Task requirements
State only how many lines contain the string "matplotlib".

Information provided
+ + + + + + +

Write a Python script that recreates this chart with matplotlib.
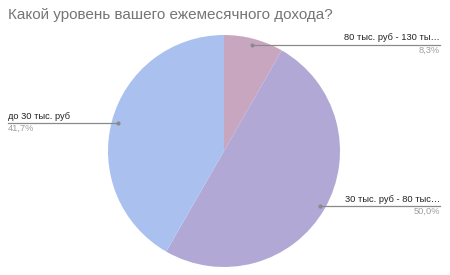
import numpy as np
import matplotlib
matplotlib.use("Agg")
import matplotlib.pyplot as plt

plt.rcParams['font.family'] = ['Liberation Sans', 'DejaVu Sans']

title = "Какой уровень вашего ежемесячного дохода?"
labels = ["80 тыс. руб - 130 ты…", "30 тыс. руб - 80 тыс…", "до 30 тыс. руб"]
values = [8.3, 50.0, 41.7]
pct_labels = ["8,3%", "50,0%", "41,7%"]
colors = ["#c9a6bf", "#b2a8d6", "#aac1ef"]

W, H = 450, 275
fig = plt.figure(figsize=(W / 100, H / 100), dpi=100)

# pie centre (224, 151) px from top, radius 116 px
cx, cy, r = 224, H - 151, 116
ax = fig.add_axes([(cx - r) / W, (cy - r) / H, 2 * r / W, 2 * r / H])
wedges, _ = ax.pie(values, colors=colors, startangle=90, counterclock=False,
                   radius=1, wedgeprops=dict(linewidth=0))
ax.set_xlim(-1, 1)
ax.set_ylim(-1, 1)
ax.set_aspect('equal')
ax.axis('off')

fig.text(8 / W, 1 - 15 / H, title, fontsize=11, color="#757575", va="center", ha="left")

for w, lab, pct in zip(wedges, labels, pct_labels):
    ang = np.deg2rad((w.theta1 + w.theta2) / 2)
    x0, y0 = 0.95 * np.cos(ang), 0.95 * np.sin(ang)
    right = x0 > 0
    xe_px = 440 if right else 8
    xe = (xe_px - cx) / r
    ax.plot([x0, xe], [y0, y0], color="#8a8a8a", lw=0.9, clip_on=False)
    ax.plot([x0], [y0], "o", color="#8a8a8a", ms=2, clip_on=False)
    ha = "right" if right else "left"
    ax.annotate(lab, (xe, y0), xytext=(0, 1.5), textcoords="offset points",
                ha=ha, va="bottom", fontsize=6.7, color="#222222", annotation_clip=False)
    ax.annotate(pct, (xe, y0), xytext=(0, -1), textcoords="offset points",
                ha=ha, va="top", fontsize=6.7, color="#9e9e9e", annotation_clip=False)

fig.savefig("out.png", dpi=100)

+ + + + + + +

Result of this exercise
4